Yep, they took it back. I love REI for the return policy and the member benefits, but I wouldn't have had to return anything if the sales staff were more knowledgeable.

Anyway. I returned the Arbor and now have a pretty new NS Infinity-r sitting in my living room.


----------



## T.J. (Aug 28, 2007)

killclimbz said:


> REI
> Return
> Every
> Item
> ...


cant wait until my climbing rope takes a nice core shot then. new rope ftw.


----------



## BurtonAvenger (Aug 14, 2007)

My cousin bought a bike from them full loaded, the week after they dropped the price, he went in to see if they'd just honor it since it was only a few days, they said no. So he said return it, they did, then wheeled it out on the floor and were selling it as a used model. He bought it back for 200 dollars under what the latest mark down was.


----------



## killclimbz (Aug 10, 2007)

T.J. said:


> cant wait until my climbing rope takes a nice core shot then. new rope ftw.


I think you are SOL on ropes and harnesses. The reason being is that they are a critical piece of safety gear and there is no way to ensure that you didn't expose them to chemicals etc. Basically no resale at the REI garage sale. On the flipside though. I had a pair of climbing shoes well used over a season and resoled once, that started delamming in the heel. I took them back and got a full refund for them. Even though they were almost two years old.


----------



## WaterPog (Mar 23, 2009)

Hell, I may have to start buying boots there after reading that. I work for FedEx and go through shoes in a hurry.


----------



## arsenic0 (Nov 11, 2008)

Curious where you bought the Infinity?

Just FYI since it looks like your out here Daddies Board Shop on Sandy in Portland sells NS Products and they are almost always having awesome sales during the season, the owner and her son run it i think and they were great when i got my SL-R there last year...she even honored a sale a week later after it had finished due to selling out...

And i got an entire Dakine waxing kit + wax for like 30 bucks..that was nice :d

Make sure you call them during the Portland Ski Show, they never go because honestly its a big marketting sham, but have big sales on everything to get people to come in.

I too like REI, you end up paying more usually but not that bad with the money back you get each year...ive bought 2 sets of bindings & boots from them as well as a ton of miscellaneous crap...


----------



## Guest (Jul 22, 2009)

i used to REI a lot, but now it seems like it's turning into a fucking clothes store. when i lived in WA, their garage sales were awesome (got some goretex merrell high tops for $15) but the couple i've been to in denver have been nothing but a waste of time.


----------



## lilfoot1598 (Mar 7, 2009)

arsenic0 said:


> Curious where you bought the Infinity?
> 
> Just FYI since it looks like your out here Daddies Board Shop on Sandy in Portland sells NS Products and they are almost always having awesome sales during the season, the owner and her son run it i think and they were great when i got my SL-R there last year...she even honored a sale a week later after it had finished due to selling out...
> 
> ...


I actually bought the Infinity at Daddie's.

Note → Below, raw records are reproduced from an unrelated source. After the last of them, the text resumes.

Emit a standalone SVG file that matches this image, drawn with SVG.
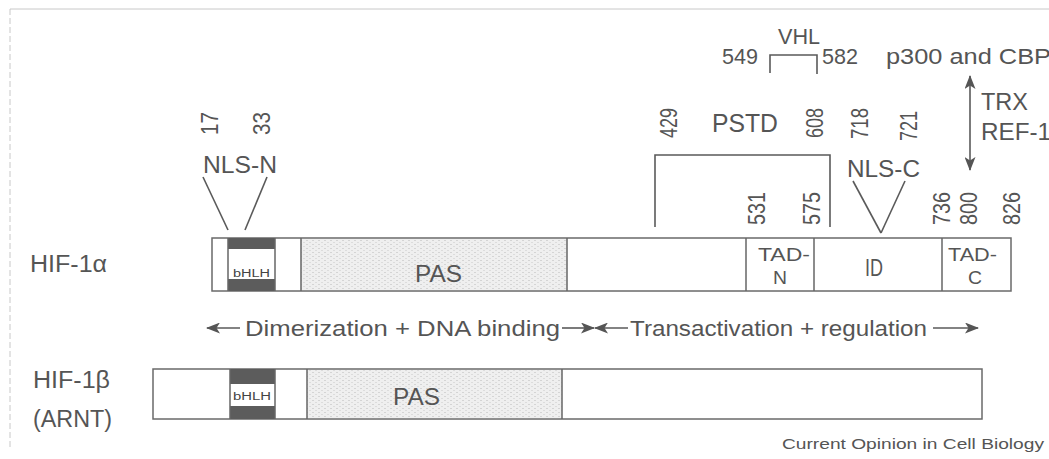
<svg xmlns="http://www.w3.org/2000/svg" width="1049" height="459" viewBox="0 0 1049 459">
<style>
  text { font-family: "Liberation Sans", Arial, sans-serif; fill: #555; }
  .lbl { font-size: 23px; }
  .mid { font-size: 22px; }
  .tad { font-size: 19px; }
  .num { font-size: 23px; }
  .sm { font-size: 10px; fill: #444; }
  .bar { fill: #fff; stroke: #6a6a6a; stroke-width: 1.5; }
  .div { stroke: #666; stroke-width: 1.5; fill: none; }
  .ln { stroke: #5a5a5a; stroke-width: 1.6; fill: none; }
  .dark { fill: #5c5c5c; }
  .shade { fill: url(#dots); }
  .frame { stroke: #c8c8c8; stroke-width: 1; fill: none; }
</style>
<defs>
  <pattern id="dots" width="6" height="4" patternUnits="userSpaceOnUse">
    <rect width="6" height="4" fill="#efefef"/>
    <rect x="0" y="0" width="2" height="1" fill="#d4d4d4"/>
    <rect x="3" y="2" width="2" height="1" fill="#dcdcdc"/>
  </pattern>
  <marker id="head" viewBox="0 0 14 11" refX="13" refY="5.5" markerWidth="14" markerHeight="11" markerUnits="userSpaceOnUse" orient="auto-start-reverse">
    <path d="M0,0 L14,5.5 L0,11 L3.5,5.5 z" fill="#555"/>
  </marker>
</defs>

<g id="frame">
  <line class="frame" x1="10" y1="9" x2="1049" y2="9"/>
  <line class="frame" x1="10" y1="9" x2="10" y2="448" stroke-dasharray="6 3"/>
</g>

<g id="hif1a">
  <rect class="bar" x="212" y="238" width="799" height="53"/>
  <rect class="shade" x="301" y="239" width="266" height="51"/>
  <rect class="dark" x="228" y="238" width="47" height="11"/>
  <rect class="dark" x="228" y="279" width="47" height="12"/>
  <line class="div" x1="228" y1="238" x2="228" y2="291"/>
  <line class="div" x1="275" y1="238" x2="275" y2="291"/>
  <line class="div" x1="301" y1="238" x2="301" y2="291"/>
  <line class="div" x1="567" y1="238" x2="567" y2="291"/>
  <line class="div" x1="746" y1="238" x2="746" y2="291"/>
  <line class="div" x1="814" y1="238" x2="814" y2="291"/>
  <line class="div" x1="942" y1="238" x2="942" y2="291"/>
  <text class="lbl" x="30" y="272" textLength="77" lengthAdjust="spacingAndGlyphs">HIF-1α</text>
  <text class="sm" x="233" y="277" textLength="37" lengthAdjust="spacingAndGlyphs">bHLH</text>
  <text class="lbl" x="415" y="282" textLength="47" lengthAdjust="spacingAndGlyphs">PAS</text>
  <text class="tad" x="758" y="261" textLength="52" lengthAdjust="spacingAndGlyphs">TAD-</text>
  <text class="tad" x="773" y="284" textLength="14" lengthAdjust="spacingAndGlyphs">N</text>
  <text class="lbl" x="865" y="276" textLength="18" lengthAdjust="spacingAndGlyphs">ID</text>
  <text class="tad" x="948" y="261" textLength="49" lengthAdjust="spacingAndGlyphs">TAD-</text>
  <text class="tad" x="968" y="284" textLength="14" lengthAdjust="spacingAndGlyphs">C</text>
</g>

<g id="nls-n">
  <text class="lbl" x="203" y="173" textLength="74" lengthAdjust="spacingAndGlyphs">NLS-N</text>
  <text class="num" transform="translate(218,135) rotate(-90)" textLength="23" lengthAdjust="spacingAndGlyphs">17</text>
  <text class="num" transform="translate(270,135) rotate(-90)" textLength="23" lengthAdjust="spacingAndGlyphs">33</text>
</g>

<g id="pstd">
  <text class="lbl" x="712" y="132" textLength="66" lengthAdjust="spacingAndGlyphs" style="font-size:25px">PSTD</text>
  <text class="num" transform="translate(677,138) rotate(-90)" textLength="30" lengthAdjust="spacingAndGlyphs">429</text>
  <text class="num" transform="translate(823,138) rotate(-90)" textLength="30" lengthAdjust="spacingAndGlyphs">608</text>
</g>

<g id="nls-c">
  <text class="lbl" x="847" y="177" textLength="73" lengthAdjust="spacingAndGlyphs">NLS-C</text>
  <text class="num" transform="translate(868,139) rotate(-90)" textLength="31" lengthAdjust="spacingAndGlyphs">718</text>
  <text class="num" transform="translate(917,141) rotate(-90)" textLength="30" lengthAdjust="spacingAndGlyphs">721</text>
</g>

<g id="positions">
  <text class="num" transform="translate(765,225) rotate(-90)" textLength="33" lengthAdjust="spacingAndGlyphs">531</text>
  <text class="num" transform="translate(820,225) rotate(-90)" textLength="33" lengthAdjust="spacingAndGlyphs">575</text>
  <text class="num" transform="translate(950,225) rotate(-90)" textLength="33" lengthAdjust="spacingAndGlyphs">736</text>
  <text class="num" transform="translate(977,225) rotate(-90)" textLength="33" lengthAdjust="spacingAndGlyphs">800</text>
  <text class="num" transform="translate(1020,225) rotate(-90)" textLength="33" lengthAdjust="spacingAndGlyphs">826</text>
</g>

<g id="vhl">
  <text class="mid" x="778" y="44" textLength="42" lengthAdjust="spacingAndGlyphs">VHL</text>
  <text class="mid" x="722" y="64" textLength="36" lengthAdjust="spacingAndGlyphs">549</text>
  <text class="mid" x="822" y="64" textLength="36" lengthAdjust="spacingAndGlyphs">582</text>
</g>

<g id="p300">
  <text class="mid" x="886" y="64" textLength="165" lengthAdjust="spacingAndGlyphs">p300 and CBP</text>
  <text class="lbl" x="981" y="110" textLength="47" lengthAdjust="spacingAndGlyphs">TRX</text>
  <text class="lbl" x="981" y="140" textLength="70" lengthAdjust="spacingAndGlyphs">REF-1</text>
</g>

<g id="domains-label">
  <text class="mid" x="245" y="336" textLength="315" lengthAdjust="spacingAndGlyphs">Dimerization + DNA binding</text>
  <text class="mid" x="630" y="336" textLength="297" lengthAdjust="spacingAndGlyphs">Transactivation + regulation</text>
</g>

<g id="hif1b">
  <rect class="bar" x="153" y="369" width="829" height="50"/>
  <rect class="shade" x="307" y="370" width="255" height="48"/>
  <rect class="dark" x="230" y="369" width="45" height="15"/>
  <rect class="dark" x="230" y="406" width="45" height="13"/>
  <line class="div" x1="230" y1="369" x2="230" y2="419"/>
  <line class="div" x1="275" y1="369" x2="275" y2="419"/>
  <line class="div" x1="307" y1="369" x2="307" y2="419"/>
  <line class="div" x1="562" y1="369" x2="562" y2="419"/>
  <text class="lbl" x="33" y="388" textLength="77" lengthAdjust="spacingAndGlyphs">HIF-1β</text>
  <text class="lbl" x="33" y="427" textLength="79" lengthAdjust="spacingAndGlyphs">(ARNT)</text>
  <text class="sm" x="233" y="400" textLength="38" lengthAdjust="spacingAndGlyphs">bHLH</text>
  <text class="lbl" x="393" y="405" textLength="47" lengthAdjust="spacingAndGlyphs">PAS</text>
</g>

<g id="credit">
  <text x="782" y="449" style="font-size:15px" textLength="262" lengthAdjust="spacingAndGlyphs">Current Opinion in Cell Biology</text>
</g>

<g id="connectors">
  <line class="ln" x1="203" y1="177" x2="228" y2="230"/>
  <line class="ln" x1="267" y1="177" x2="245" y2="230"/>
  <polyline class="ln" points="655,227 655,155 830,155 830,227"/>
  <line class="ln" x1="853" y1="181" x2="881" y2="233"/>
  <line class="ln" x1="905" y1="181" x2="881" y2="233"/>
  <polyline class="ln" points="770,73 770,55 817,55 817,74"/>
  <line class="ln" x1="970" y1="76" x2="970" y2="170" marker-start="url(#head)" marker-end="url(#head)"/>
  <line class="ln" x1="240" y1="328" x2="207" y2="328" marker-end="url(#head)"/>
  <line class="ln" x1="562" y1="328" x2="594" y2="328" marker-end="url(#head)"/>
  <line class="ln" x1="628" y1="328" x2="595" y2="328" marker-end="url(#head)"/>
  <line class="ln" x1="933" y1="328" x2="978" y2="328" marker-end="url(#head)"/>
</g>
</svg>
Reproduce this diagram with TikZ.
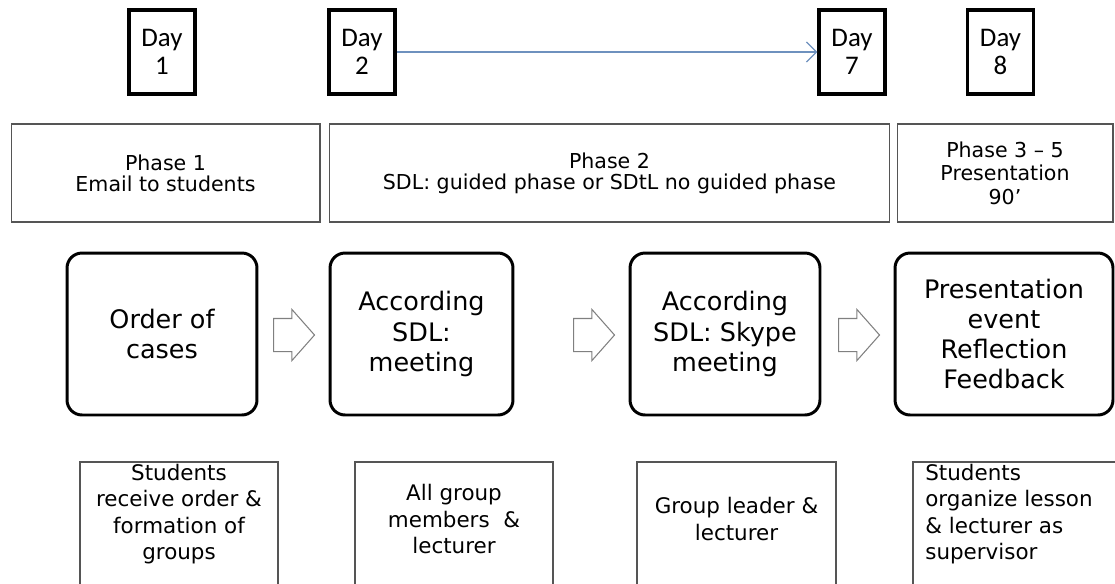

The rational part of my brain kept telling me to wait for the sales, but I am not always rational.  I'll definitely keep my eye on them once the winter season hits - thanks for the heads up!

Yep, the money back is awesome. They have some pretty good deals on equipment, too. You get 10-20% off when you buy any combination of hardgoods with them and their end-of-season sales are among the best I've seen. I scored a pair of Ride bindings last spring for $24.


----------